The LA immigration officer who pushed the woman is not more productive at his job. His job was replaced. And the experience is more pleasant because of it.
Replacement Drivers
Google has been developing and testing self-driving cars for a number of years. These cars can be found driving the city streets and highways of Los Angeles and Austin.
It is conceivable within decades that most trucks and cars will be self-driven with no need for human input other than to choose the destination.
These self-driven vehicles don’t make humans more productive drivers. They replace them as drivers. In such a world, wages for delivery truck drivers, bus drivers and taxi drivers will fall, if those jobs even exist.
Lower Costs and Subsistence Living
Futurist Stowe Boyd, lead researcher at Gigaom Research is quoted as follows in Geoff Colvin’s new book “Humans Are Underrated,”
“An increasing portion of the world’s population will be outside of the world of work—either living on the dole, or benefiting from the dramatically decreased costs of goods to eke out a subsistence lifestyle.”
The positive side to technological advances is dramatically decreased costs.
Television sets and other electronics are significantly cheaper on an inflation-adjusted basis than they were twenty years ago.
That means even though middle class wages have stagnated when adjusted for overall inflation, those wages have increased in terms of their ability to purchase some consumer goods where manufacturing costs have plummeted due to technological advances.
Still, cheaper goods are of little consolation if one doesn’t have work. So will most jobs be replaced by computers?
Given the pace of technological change, most jobs could indeed be replaced by computers if humans choose that path.
Robots and Human Will
The critical question is not what computers will have the capacity to do, but what will humans allow them to do.
Geoff Colvin writes, “What are the activities that we humans by our deepest nature or by the realities of daily life will simply insist be performed by other humans, regardless of what computers can do?”
In Tokyo, at many stops along the commuter train networks there is a white-gloved attendant who quietly motions people with his or her hands not to fall off the edge of the platform.
This worker does not increase the train system’s productivity (with the exception of encouraging commuters to pack in more tightly during rush hour). Mostly, the attendants are there as a nicety; to be of help if needed.

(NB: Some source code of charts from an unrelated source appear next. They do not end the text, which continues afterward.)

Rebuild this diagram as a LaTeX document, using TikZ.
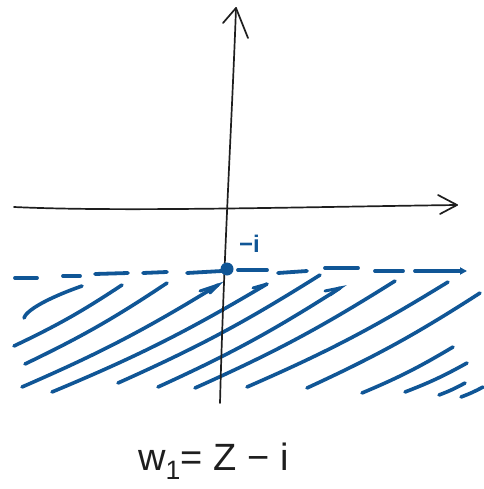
\documentclass[tikz,border=0pt]{standalone}
\usepackage{fontspec}
\setmainfont{Liberation Sans}
\usetikzlibrary{arrows.meta}
\definecolor{ink}{RGB}{16,86,150}
\definecolor{pen}{RGB}{30,30,30}
\begin{document}
\begin{tikzpicture}[x=1pt,y=-1pt,
  axis/.style={draw=pen, line width=1.7pt, line cap=round, line join=round},
  hatch/.style={draw=ink, line width=3.6pt, line cap=round},
  dashseg/.style={draw=ink, line width=3.8pt, line cap=round},
  pt/.style={circle, fill=ink, inner sep=0pt, minimum size=13pt},
  lbl/.style={inner sep=0pt}]
\useasboundingbox (0,0) rectangle (483,489);

% axes
\coordinate (xl) at (14,207);
\coordinate (xr) at (457,205);
\coordinate (xa1) at (438,195);
\coordinate (xa2) at (440,214);
\coordinate (yt) at (236,8);
\coordinate (yb) at (220,403);
\coordinate (ya1) at (223,23);
\coordinate (ya2) at (248,38);

% hatch lines
\foreach \ax/\ay/\bx/\by in {
  14/346/122/285, 25/364/167/283, 22/387/218/285, 52/392/267/284,
  118/383/320/275, 158/387/340/288, 195/388/395/281, 247/387/448/282,
  307/388/480/293, 362/393/453/347, 405/392/467/363, 439/395/465/383,
  461/397/483/387}
  \draw[hatch] (\ax,\ay) to[bend right=4] (\bx,\by);
\coordinate (h1a) at (24,318);
\coordinate (h1b) at (82,286);
\draw[hatch] (h1a) .. controls (26,311) and (45,299) .. (h1b);
% little hooks at some ends
\draw[hatch, line width=3pt] (200,291) -- (218,285) -- (210,293);
\draw[hatch, line width=3pt] (253,288) -- (267,284);
\draw[hatch, line width=3pt] (325,291) -- (340,288) -- (330,295);

% dashed line y = -1
\foreach \ax/\ay/\bx/\by in {
  15/278/37/278, 63/276/80/276, 95/274/128/273, 143/273/167/272,
  187/273/222/271, 238/270/267/270, 278/273/307/271, 325/268/358/268,
  375/271/403/271}
  \draw[dashseg] (\ax,\ay) -- (\bx,\by);
\coordinate (dl) at (415,271);
\coordinate (dr) at (467,271);
\draw[dashseg, -{Triangle[length=7pt,width=7pt]}] (dl) -- (dr);

% axes on top
\draw[axis] (xl) .. controls (120,212) and (300,207) .. (xr);
\draw[axis] (xa1) -- (xr) -- (xa2);
\draw[axis] (yb) .. controls (224,250) and (232,120) .. (yt);
\draw[axis] (ya1) -- (yt) -- (ya2);

% point -i
\node[pt] (p) at (227,269) {};
\node[lbl, text=ink, font=\fontsize{24}{26}\selectfont\bfseries, anchor=base west] (pl) at (239,252) {−i};

% equation
\node[lbl, text=pen, font=\fontsize{38}{42}\selectfont, anchor=base west] (eq) at (138,470) {w\textsubscript{1}= Z − i};
\end{tikzpicture}
\end{document}
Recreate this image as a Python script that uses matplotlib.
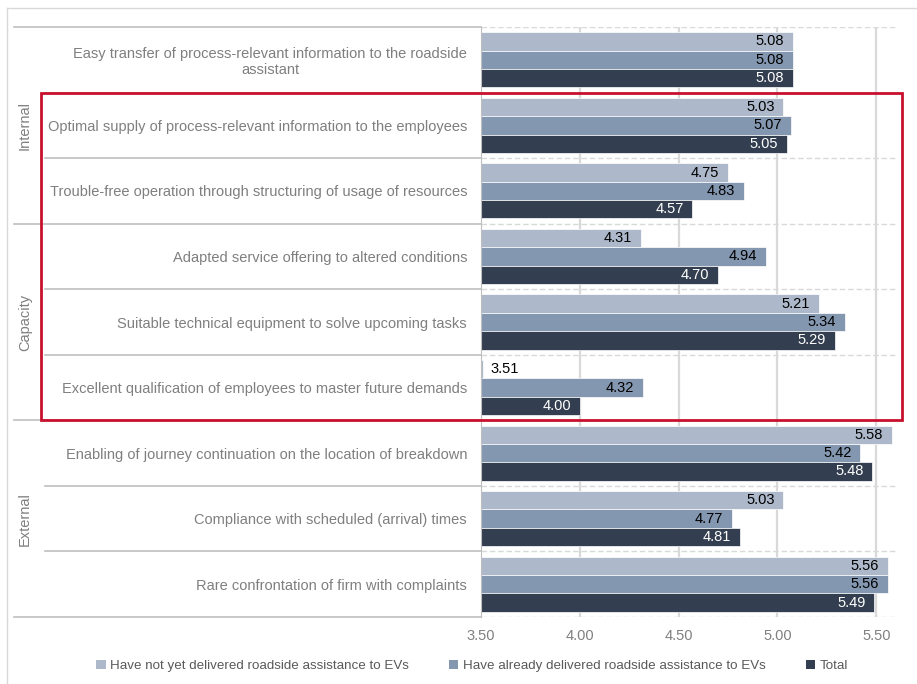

Perhaps you don’t want to pay the higher train fares required to support human train platform workers, but would you pay more for a human doctor to deliver the results of your cancer screening rather than receive a print out from a kiosk?
What about a counselor, a teacher or a massage therapist? Would you prefer a human or a machine?
The Cost of Empathy
Some day computers will effectively do all those tasks, but we as humans don’t always want what is most effective and efficient. Sometimes we crave genuine empathy.
We want to interact with someone who can discern what we are feeling and respond appropriately.
The question is will we be willing to pay more for it?